Last night on the way I home I was determined to get Lesson Two down pat. I turned up the volume to the max and listened several times to the CD’s pronunciation of “not very well” and “very well” and I finally got it. From there it was a breeze to understand the rest of the lesson. By the time I arrived to pick up the kids I was a whiz at saying, “I understand Russian very well” and “I don’t understand Russian very well.” I was very proud of myself.
I showed off to the daycare provider and she complimented me on the accent I was using, saying that it was very good. I explained that I was learning strictly how to speak the words, no writing, no reading. She was suitably impressed, saying that next to Japanese she’s thinks Russian is one of the hardest languages to learn.
Woo hoo!!!
Here is your phonetic Russian word for the day: Hello (STRAHF-stweh-juh)
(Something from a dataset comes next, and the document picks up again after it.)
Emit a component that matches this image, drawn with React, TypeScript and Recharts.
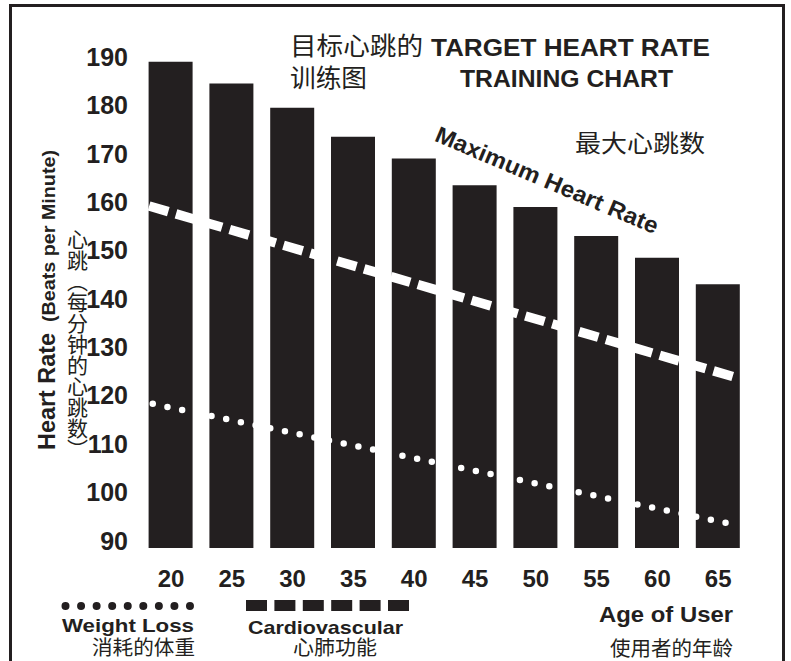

Russian is hard, German is harder, Japanese is harder yet. In Russian the word order and syntax is much like English and French. In German and Japanese it all starts to fall apart to where it makes almost no sense at all.
Russian sounds so cool when spoken by real Russians (kind of flowing), not just as a bad accent in an action flick. I didn’t realize that until this year. I think it’s awesome you’re doing this, Jaynee! You’re making me want to learn languages in my car, too!!